— START OF Data segment —

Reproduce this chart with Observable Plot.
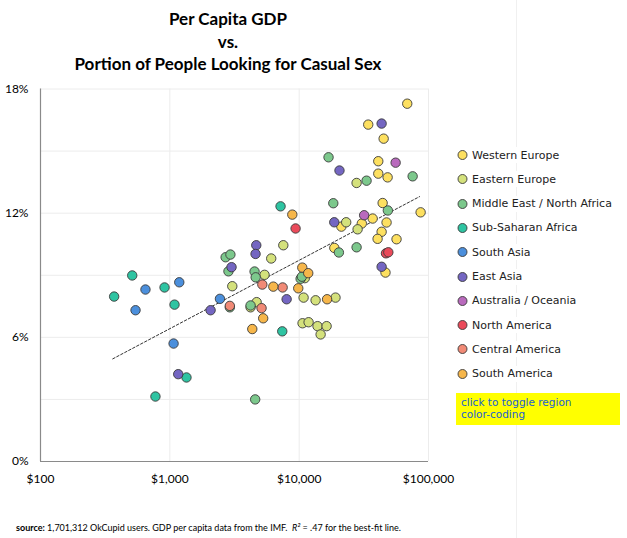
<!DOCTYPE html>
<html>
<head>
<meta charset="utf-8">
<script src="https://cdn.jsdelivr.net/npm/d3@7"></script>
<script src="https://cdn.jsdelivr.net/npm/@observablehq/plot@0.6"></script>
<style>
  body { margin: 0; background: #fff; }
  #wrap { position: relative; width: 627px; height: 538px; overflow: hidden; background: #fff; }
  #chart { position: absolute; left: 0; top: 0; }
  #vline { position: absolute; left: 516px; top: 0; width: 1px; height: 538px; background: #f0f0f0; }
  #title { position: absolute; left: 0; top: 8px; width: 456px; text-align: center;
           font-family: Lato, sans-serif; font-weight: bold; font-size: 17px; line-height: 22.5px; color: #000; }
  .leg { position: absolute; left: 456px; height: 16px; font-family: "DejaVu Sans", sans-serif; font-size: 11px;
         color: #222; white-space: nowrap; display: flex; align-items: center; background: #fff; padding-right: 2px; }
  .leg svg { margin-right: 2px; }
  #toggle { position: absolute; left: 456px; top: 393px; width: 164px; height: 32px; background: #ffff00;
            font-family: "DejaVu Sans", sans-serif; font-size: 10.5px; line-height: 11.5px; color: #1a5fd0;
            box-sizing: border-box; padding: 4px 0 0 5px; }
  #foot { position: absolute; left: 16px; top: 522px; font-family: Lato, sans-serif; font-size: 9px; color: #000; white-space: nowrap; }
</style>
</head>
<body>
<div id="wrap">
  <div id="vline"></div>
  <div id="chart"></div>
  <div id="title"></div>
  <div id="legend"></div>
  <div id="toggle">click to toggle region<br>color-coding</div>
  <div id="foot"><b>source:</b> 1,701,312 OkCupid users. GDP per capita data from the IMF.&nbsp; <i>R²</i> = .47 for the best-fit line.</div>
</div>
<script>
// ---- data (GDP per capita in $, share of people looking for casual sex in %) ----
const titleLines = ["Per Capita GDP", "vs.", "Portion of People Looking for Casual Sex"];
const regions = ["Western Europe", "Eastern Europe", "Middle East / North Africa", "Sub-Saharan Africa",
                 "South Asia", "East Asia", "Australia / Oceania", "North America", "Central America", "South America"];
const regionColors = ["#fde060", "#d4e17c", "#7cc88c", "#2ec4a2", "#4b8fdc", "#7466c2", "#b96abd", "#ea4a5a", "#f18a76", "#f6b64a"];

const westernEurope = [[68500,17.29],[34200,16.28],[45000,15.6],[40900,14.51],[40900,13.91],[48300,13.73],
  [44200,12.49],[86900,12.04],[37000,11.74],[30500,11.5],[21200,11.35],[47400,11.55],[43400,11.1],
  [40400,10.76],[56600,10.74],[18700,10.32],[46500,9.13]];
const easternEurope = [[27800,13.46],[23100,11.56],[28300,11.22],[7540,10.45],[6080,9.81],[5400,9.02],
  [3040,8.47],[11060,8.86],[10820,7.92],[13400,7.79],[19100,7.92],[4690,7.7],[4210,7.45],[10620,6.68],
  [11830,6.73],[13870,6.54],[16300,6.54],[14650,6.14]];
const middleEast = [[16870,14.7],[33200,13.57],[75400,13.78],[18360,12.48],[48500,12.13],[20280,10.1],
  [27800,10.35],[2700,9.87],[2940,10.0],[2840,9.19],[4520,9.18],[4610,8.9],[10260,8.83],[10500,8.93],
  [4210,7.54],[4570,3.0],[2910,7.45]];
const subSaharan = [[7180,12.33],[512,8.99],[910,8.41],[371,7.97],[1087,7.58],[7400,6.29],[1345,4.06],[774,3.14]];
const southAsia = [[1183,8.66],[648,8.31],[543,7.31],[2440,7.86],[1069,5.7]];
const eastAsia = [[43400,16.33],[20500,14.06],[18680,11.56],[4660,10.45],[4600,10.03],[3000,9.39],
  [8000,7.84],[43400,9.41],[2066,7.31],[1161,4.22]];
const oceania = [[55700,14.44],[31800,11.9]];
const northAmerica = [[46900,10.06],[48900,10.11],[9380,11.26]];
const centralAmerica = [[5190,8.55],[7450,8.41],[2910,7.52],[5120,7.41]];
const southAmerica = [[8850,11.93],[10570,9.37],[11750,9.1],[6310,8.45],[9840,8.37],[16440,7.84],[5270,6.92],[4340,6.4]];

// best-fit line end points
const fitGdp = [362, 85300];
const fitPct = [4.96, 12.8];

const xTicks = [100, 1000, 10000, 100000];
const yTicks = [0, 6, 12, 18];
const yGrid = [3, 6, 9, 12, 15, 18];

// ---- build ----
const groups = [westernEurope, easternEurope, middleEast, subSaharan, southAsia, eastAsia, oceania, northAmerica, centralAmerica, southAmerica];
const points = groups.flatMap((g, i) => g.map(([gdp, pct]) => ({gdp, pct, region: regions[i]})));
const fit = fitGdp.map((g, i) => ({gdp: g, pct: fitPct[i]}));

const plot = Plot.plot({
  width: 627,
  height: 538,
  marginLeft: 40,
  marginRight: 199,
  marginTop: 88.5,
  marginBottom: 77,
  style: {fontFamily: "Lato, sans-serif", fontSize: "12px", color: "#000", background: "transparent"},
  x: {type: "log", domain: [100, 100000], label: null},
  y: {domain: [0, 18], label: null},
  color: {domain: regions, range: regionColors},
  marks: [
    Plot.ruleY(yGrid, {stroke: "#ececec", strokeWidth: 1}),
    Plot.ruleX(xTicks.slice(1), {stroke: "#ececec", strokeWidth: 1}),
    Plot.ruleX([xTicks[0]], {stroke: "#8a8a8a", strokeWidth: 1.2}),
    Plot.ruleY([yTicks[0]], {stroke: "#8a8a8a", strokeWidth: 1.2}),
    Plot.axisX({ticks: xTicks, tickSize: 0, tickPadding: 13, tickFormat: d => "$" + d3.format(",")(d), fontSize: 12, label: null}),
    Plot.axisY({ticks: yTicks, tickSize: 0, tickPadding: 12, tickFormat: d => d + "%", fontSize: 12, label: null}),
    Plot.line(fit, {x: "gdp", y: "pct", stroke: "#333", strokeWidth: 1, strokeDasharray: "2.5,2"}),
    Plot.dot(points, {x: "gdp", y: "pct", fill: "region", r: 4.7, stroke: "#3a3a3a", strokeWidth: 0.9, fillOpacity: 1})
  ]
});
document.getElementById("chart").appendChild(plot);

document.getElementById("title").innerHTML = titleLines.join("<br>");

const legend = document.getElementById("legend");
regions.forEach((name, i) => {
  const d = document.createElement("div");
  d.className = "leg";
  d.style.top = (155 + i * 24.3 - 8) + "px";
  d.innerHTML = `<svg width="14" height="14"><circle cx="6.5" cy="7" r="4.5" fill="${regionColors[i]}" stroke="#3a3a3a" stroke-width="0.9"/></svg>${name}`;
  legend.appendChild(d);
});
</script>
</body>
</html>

— END OF Data segment —

* _Exercise aim_: Tally the lines above containing "chart". Answer with the count only.

* _Result below_: 4